Once again, exercise continues to prove to be a valuable asset in keeping us healthy. A huge study of 1.44 million participants from the United States and Europe ranging in age from 19-98 showed an association of leisure-time physical activity lowering the risks of 13 different types of cancer. The May 2016 featured in JAMA Internal Medicine, emphasized that most of the associations were evident regardless of body size or smoking history.
It has been known for a long time from previous studies that being physically active can help reduce the risk of colon, breast, and endometrial cancers. What was not conclusive was whether increased exercise was considered a strong predictor of reducing risk of other types of cancer due to small numbers of participants in past studies.
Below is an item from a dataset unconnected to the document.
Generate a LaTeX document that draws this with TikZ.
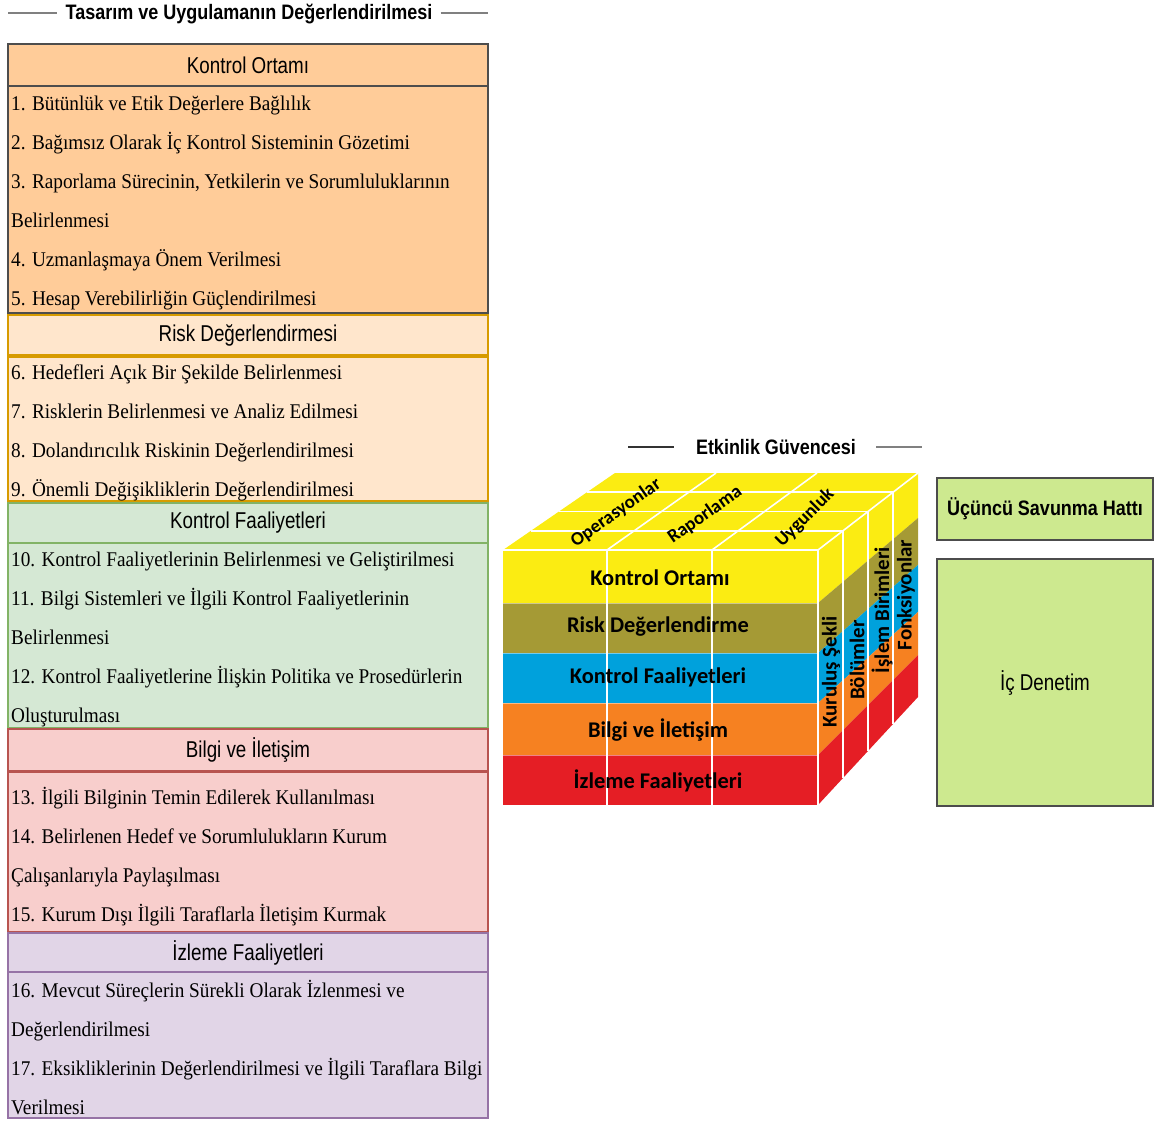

The objective of the study was to determine what cancers were associated with leisure time physical activity and whether associations varied by excess body-weight and smoking. A total of 26 different types of cancers were looked at in this study. Participants were followed for a median of 11 years during which 187,000 new cases of cancer occurred. Because of the high number of study participants, it is believed to be the largest ever conducted on physical activity and cancer risk.
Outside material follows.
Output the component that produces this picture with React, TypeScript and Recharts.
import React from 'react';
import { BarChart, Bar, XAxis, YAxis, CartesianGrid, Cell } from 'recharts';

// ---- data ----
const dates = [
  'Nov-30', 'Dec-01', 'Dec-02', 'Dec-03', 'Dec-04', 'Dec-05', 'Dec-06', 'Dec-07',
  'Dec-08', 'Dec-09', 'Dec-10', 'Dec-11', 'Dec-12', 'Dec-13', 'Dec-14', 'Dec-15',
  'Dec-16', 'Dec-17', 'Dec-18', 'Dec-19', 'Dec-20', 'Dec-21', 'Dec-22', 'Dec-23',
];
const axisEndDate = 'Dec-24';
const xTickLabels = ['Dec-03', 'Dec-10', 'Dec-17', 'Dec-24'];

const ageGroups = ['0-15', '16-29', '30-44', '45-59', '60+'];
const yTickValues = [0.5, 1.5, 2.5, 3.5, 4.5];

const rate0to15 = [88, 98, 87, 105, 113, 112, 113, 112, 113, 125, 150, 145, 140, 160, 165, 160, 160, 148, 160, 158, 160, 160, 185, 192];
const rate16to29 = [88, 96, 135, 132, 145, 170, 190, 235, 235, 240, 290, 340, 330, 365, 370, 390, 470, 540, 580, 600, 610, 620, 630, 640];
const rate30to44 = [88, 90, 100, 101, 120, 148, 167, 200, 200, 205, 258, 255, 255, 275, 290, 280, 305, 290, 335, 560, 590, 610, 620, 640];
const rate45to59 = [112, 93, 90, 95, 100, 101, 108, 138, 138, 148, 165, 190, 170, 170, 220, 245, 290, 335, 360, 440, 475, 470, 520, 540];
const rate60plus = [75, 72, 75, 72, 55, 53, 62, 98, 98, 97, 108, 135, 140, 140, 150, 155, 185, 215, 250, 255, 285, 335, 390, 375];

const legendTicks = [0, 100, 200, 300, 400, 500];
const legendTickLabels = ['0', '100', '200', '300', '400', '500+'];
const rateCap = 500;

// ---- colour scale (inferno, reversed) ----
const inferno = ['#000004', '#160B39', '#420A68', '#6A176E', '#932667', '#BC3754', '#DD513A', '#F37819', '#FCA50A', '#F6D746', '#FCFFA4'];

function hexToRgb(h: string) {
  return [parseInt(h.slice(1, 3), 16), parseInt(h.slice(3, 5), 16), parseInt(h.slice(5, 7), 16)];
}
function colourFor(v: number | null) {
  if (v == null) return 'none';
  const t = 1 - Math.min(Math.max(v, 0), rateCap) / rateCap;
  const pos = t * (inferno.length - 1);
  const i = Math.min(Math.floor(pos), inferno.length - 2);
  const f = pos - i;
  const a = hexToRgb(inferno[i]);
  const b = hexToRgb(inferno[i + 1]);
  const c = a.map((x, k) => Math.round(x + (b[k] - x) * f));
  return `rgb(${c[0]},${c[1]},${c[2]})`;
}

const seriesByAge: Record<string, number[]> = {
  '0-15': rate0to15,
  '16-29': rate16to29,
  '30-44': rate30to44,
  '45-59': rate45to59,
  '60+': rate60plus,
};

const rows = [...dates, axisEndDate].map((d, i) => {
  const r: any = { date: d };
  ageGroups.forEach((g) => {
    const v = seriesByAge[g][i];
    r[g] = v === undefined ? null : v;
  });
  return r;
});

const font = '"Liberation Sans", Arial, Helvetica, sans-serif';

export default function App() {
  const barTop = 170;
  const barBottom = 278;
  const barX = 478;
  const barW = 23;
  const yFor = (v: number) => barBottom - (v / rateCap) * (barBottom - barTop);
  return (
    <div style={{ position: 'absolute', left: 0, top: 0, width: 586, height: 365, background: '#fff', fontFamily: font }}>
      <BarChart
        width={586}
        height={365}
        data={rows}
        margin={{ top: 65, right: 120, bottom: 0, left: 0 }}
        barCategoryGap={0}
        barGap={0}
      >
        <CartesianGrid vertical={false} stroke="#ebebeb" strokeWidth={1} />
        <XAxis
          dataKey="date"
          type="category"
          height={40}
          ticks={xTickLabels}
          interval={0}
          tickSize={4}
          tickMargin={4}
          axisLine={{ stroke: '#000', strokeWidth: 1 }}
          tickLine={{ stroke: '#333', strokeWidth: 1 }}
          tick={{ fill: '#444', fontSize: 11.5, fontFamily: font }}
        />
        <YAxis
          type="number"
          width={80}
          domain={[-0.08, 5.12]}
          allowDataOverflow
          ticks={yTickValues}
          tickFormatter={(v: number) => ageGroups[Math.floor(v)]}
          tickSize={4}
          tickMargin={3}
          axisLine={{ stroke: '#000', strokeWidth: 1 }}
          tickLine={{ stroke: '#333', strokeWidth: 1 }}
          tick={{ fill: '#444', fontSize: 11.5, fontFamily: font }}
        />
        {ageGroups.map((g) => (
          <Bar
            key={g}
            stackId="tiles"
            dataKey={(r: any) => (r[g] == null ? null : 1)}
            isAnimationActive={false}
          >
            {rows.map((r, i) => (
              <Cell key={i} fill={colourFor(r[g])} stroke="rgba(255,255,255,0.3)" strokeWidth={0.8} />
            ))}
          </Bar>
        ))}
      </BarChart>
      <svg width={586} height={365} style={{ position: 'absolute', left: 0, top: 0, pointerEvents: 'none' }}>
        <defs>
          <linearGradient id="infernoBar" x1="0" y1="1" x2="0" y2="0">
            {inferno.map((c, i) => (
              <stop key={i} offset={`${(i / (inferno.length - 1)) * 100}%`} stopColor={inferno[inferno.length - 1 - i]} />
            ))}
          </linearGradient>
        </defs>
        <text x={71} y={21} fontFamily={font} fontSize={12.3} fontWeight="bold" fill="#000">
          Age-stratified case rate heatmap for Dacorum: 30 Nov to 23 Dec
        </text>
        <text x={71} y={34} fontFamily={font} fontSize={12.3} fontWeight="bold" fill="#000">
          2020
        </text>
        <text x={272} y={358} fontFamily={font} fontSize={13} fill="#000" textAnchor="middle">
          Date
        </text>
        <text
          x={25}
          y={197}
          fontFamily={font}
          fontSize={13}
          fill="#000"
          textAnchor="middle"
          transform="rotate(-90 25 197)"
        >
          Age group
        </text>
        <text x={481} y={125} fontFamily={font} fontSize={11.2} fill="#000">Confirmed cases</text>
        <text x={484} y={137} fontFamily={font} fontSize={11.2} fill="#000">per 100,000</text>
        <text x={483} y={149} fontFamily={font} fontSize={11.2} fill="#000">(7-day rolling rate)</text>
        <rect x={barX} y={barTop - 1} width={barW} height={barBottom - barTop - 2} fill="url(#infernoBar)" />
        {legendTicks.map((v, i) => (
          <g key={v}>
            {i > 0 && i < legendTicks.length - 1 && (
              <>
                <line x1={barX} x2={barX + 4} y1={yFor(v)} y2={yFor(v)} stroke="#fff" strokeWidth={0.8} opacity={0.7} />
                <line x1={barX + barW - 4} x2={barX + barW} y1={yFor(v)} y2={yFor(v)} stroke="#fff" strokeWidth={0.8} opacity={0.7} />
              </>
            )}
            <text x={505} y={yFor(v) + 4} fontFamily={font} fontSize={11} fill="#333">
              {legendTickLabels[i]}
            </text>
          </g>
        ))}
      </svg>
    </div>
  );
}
What was found was that those who were physically active the most had an overall lower risk of the following 13 different types of cancers:
· A 42 percent lower risk of esophageal cancer
· A 27 percent lower risk of liver cancer
· A 26 percent lower risk of lung cancer
· A 23 percent lower risk of kidney cancer
· A 22 percent lower risk of stomach cancer
· A 21 percent lower risk of endometrial cancer
· A 20 percent lower risk of myeloid leukemia
· A 17 percent lower risk of myeloma
· A 16 percent lower risk of colon cancer
· A 15 percent lower risk of head and neck cancer
· A 13 percent lower risk of rectal cancer
· A 13 percent lower risk of bladder cancer
· A 10 percent lower risk of breast cancer
The study revealed that when they compared people who exercised more than 90 percent of everyone else in the study, they had lower rates of cancer. The participants filled out self-reported surveys of their leisure time physical activity. Participants exercised on average about two and a half hours of moderate exercise like walking each week. Those who had a higher level of leisure-time physical activity had a 7 percent lower risk of total cancer. What also was interesting was that even though obesity is a known risk factor for some types of cancer, obese participants who exercised had less cancer risk. This can be encouraging news for anyone overweight to obese to keep active.
Why does exercise appear to have such a strong role in helping reduce the incidence of many different types of cancer? There are several theories the researchers hypothesized as to the answer to this. One is we know exercise has many benefits. It reduces heart disease, the risk of diabetes, extends life expectancy and reduces obesity.
Secondly, exercise may lower cancer by directly affecting the growth of new tumors. Exercise lowers levels of the hormone estrogen decreasing the risk of breast and endometrial cancers. Exercise uses up excess blood glucose helping to better regulate insulin and exercise appears to lower inflammation.
This study creates a strong link of physical activity tied to lowering cancer risk in a wide age range. It appears to prove the relevancy of physical activity in its capacity to have a far reaching role in preventing many different types of cancer.